His experience includes not only 20 years in the Federal Public Defender’s Office, eleven of those as chief deputy, but two years with the Long Beach Legal Aid foundation—and two stints as a juror, he noted. As a judge, he said, he hopes to continue helping the public understand the legal system.

“[I hope] to let the community know about the inner workings of the court, how important it is to participate in the system, either as a witness or a juror—to have respect for the system,” he said.

Landin added that being a public defender for so long might give him a different perspective on the cases he’ll try.

“I think I’ve always been concerned about fair administration of justice, but I think given my experience... I can bring a little something different to the bench,” he said.

Landin graduated from Occidental College and UCLA Law School. He is currently the president of the Board of Directors of Neighborhood Legal Services of Los Angeles County and vice president of the Mexican American Bar Foundation.

Bachner, a lawyer since 1981, said she hoped to become a judge in order to “give to the community in a different way” from her current position as senior litigation counsel in the Criminal Division of the U.S. Attorney’s Office. She has prosecuted almost every type of criminal case handled by that office, she commented, including complex narcotics, money laundering and tax evasion.

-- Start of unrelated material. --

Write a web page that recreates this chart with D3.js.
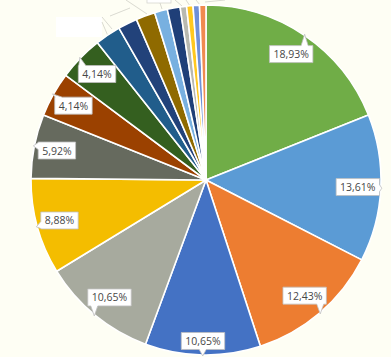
<!DOCTYPE html>
<html>
<head>
<meta charset="utf-8">
<script src="https://cdn.jsdelivr.net/npm/d3@7"></script>
<style>
  html, body { margin: 0; padding: 0; background: #fefef4; }
  svg { display: block; }
</style>
</head>
<body>
<svg id="chart" width="391" height="357"></svg>
<script>
// Data (counts out of 169 responses), clockwise from 12 o'clock
const categories = ["A","B","C","D","E","F","G","H","I","J","K","L","M","N","O","P","Q","R"];
const values = [32, 23, 21, 18, 18, 15, 10, 7, 7, 4, 3, 3, 2, 2, 1, 1, 1, 1];
const colors = ["#70ad47","#5b9bd5","#ed7d31","#4472c4","#a7aa9e","#f4bd00","#666a5e","#9b4100",
                "#345f1f","#215d8b","#22427a","#8f6a00","#78b0e0","#1f3f78","#b8b9b0","#ffc820","#6f90d8","#f08a50"];
const labelShown = [true,true,true,true,true,true,true,true,true,false,false,false,false,false,false,false,false,false];

const svg = d3.select("#chart");
const cx = 206, cy = 180, R = 175;
const total = d3.sum(values);
const fmt = v => (v / total * 100).toFixed(2).replace(".", ",") + "%";

// faint leader lines / clipped labels at top (for small slices, labels off-canvas)
const deco = svg.append("g");
deco.append("rect").attr("x", 56).attr("y", 17).attr("width", 46).attr("height", 20)
  .attr("fill", "#ffffff").attr("stroke", "none");
deco.append("rect").attr("x", 147).attr("y", -5).attr("width", 24).attr("height", 8)
  .attr("fill", "#ffffff").attr("stroke", "#d6d6d0").attr("stroke-width", 0.8);
const leader = [[[102,17],[112,29]],[[102,22],[108,36]],[[110,16],[130,8]],[[126,0],[147,14]],
                [[160,3],[162,9]],[[175,0],[182,6]],[[186,0],[190,6]],[[196,0],[200,5]],[[205,2],[225,0]]];
leader.forEach(l => deco.append("line")
  .attr("x1", l[0][0]).attr("y1", l[0][1]).attr("x2", l[1][0]).attr("y2", l[1][1])
  .attr("stroke", "#d0d0c8").attr("stroke-width", 0.8));

const pie = d3.pie().sort(null).value(d => d)(values);
const arc = d3.arc().innerRadius(0).outerRadius(R);

const g = svg.append("g").attr("transform", `translate(${cx},${cy})`);
g.selectAll("path.slice").data(pie).enter().append("path")
  .attr("class", "slice")
  .attr("d", arc)
  .attr("fill", (d, i) => colors[i])
  .attr("stroke", "#ffffff")
  .attr("stroke-width", 1.6)
  .attr("stroke-linejoin", "round");

// labels with callout boxes
const lg = svg.append("g");
pie.forEach((d, i) => {
  if (!labelShown[i]) return;
  const a = (d.startAngle + d.endAngle) / 2;
  const lr = Math.abs(a - Math.PI) < 0.18 ? 161 : 152;
  const lx = cx + lr * Math.sin(a), ly = cy - lr * Math.cos(a);
  const txt = fmt(values[i]);
  const t = lg.append("text").attr("x", lx).attr("y", ly + 4)
    .attr("text-anchor", "middle")
    .attr("font-family", "'Open Sans', 'Liberation Sans', sans-serif")
    .attr("font-size", 10.5).attr("fill", "#474747").text(txt);
  const w = t.node().getComputedTextLength() + 8, h = 17;
  const x0 = lx - w / 2, x1 = lx + w / 2, y0 = ly - h / 2, y1 = ly + h / 2;
  const tx = cx + (R + 1) * Math.sin(a), ty = cy - (R + 1) * Math.cos(a);
  const rx = (tx - lx) / (w / 2), ry = (ty - ly) / (h / 2);
  let pts;
  const clampX = v => Math.max(x0 + 4, Math.min(x1 - 4, v));
  const clampY = v => Math.max(y0 + 4, Math.min(y1 - 4, v));
  if (Math.abs(ry) >= Math.abs(rx)) {
    const bx = clampX(tx);
    if (ry < 0) pts = [[x0,y0],[bx-3.5,y0],[tx,ty],[bx+3.5,y0],[x1,y0],[x1,y1],[x0,y1]];
    else pts = [[x0,y0],[x1,y0],[x1,y1],[bx+3.5,y1],[tx,ty],[bx-3.5,y1],[x0,y1]];
  } else {
    const by = clampY(ty);
    if (rx > 0) pts = [[x0,y0],[x1,y0],[x1,by-3.5],[tx,ty],[x1,by+3.5],[x1,y1],[x0,y1]];
    else pts = [[x0,y0],[x1,y0],[x1,y1],[x0,y1],[x0,by+3.5],[tx,ty],[x0,by-3.5]];
  }
  lg.insert("path", "text").attr("d", d3.line()(pts) + "Z")
    .attr("fill", "#ffffff").attr("stroke", "#bfbfbf").attr("stroke-width", 0.8);
});
</script>
</body>
</html>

She also has experience in both criminal and civil cases in private practice, which she says will help her as a judge to “make sure that everyone gets a fair day in court.”

“It’s a wonderful challenge,” she added.

Bachner earned an undergraduate degree from Harvard/Radcliffe College and a law degree from Columbia Law School. She is an adjunct professor of law at USC, where she teaches a trial advocacy course, and has served as a judge pro tempore in small claims and traffic courts.

Christian, who is on vacation this week, was an unsuccessful candidate for retired Judge Kenneth Edward Vassie’s seat in 2000. Christian, an Inglewood Municipal Court commissioner before unification, lost the election to then-Deputy District Attorney Patricia Titus, who now sits downtown. That election, the first after the courts were unified, made headlines as the county’s first contest for a judgeship between two black women and because Titus ran a controversial campaign based in part on her belief in Christianity.

Christian was appointed a municipal court commissioner in 1994. Prior to that, she served as a deputy public defender in Los Angeles.

She holds a bachelor’s degree from Cal State Dominguez Hills, a master’s degree in public administration from USC and a law degree from UCLA.

The governor’s announcement came a day after his announcement of the appointments of Rafael Ongkeko and John Kronstadt to the Los Angeles court, John Iwasko to the Santa Barbara Superior Court and Manuel Covarrubias to the Ventura Superior Court.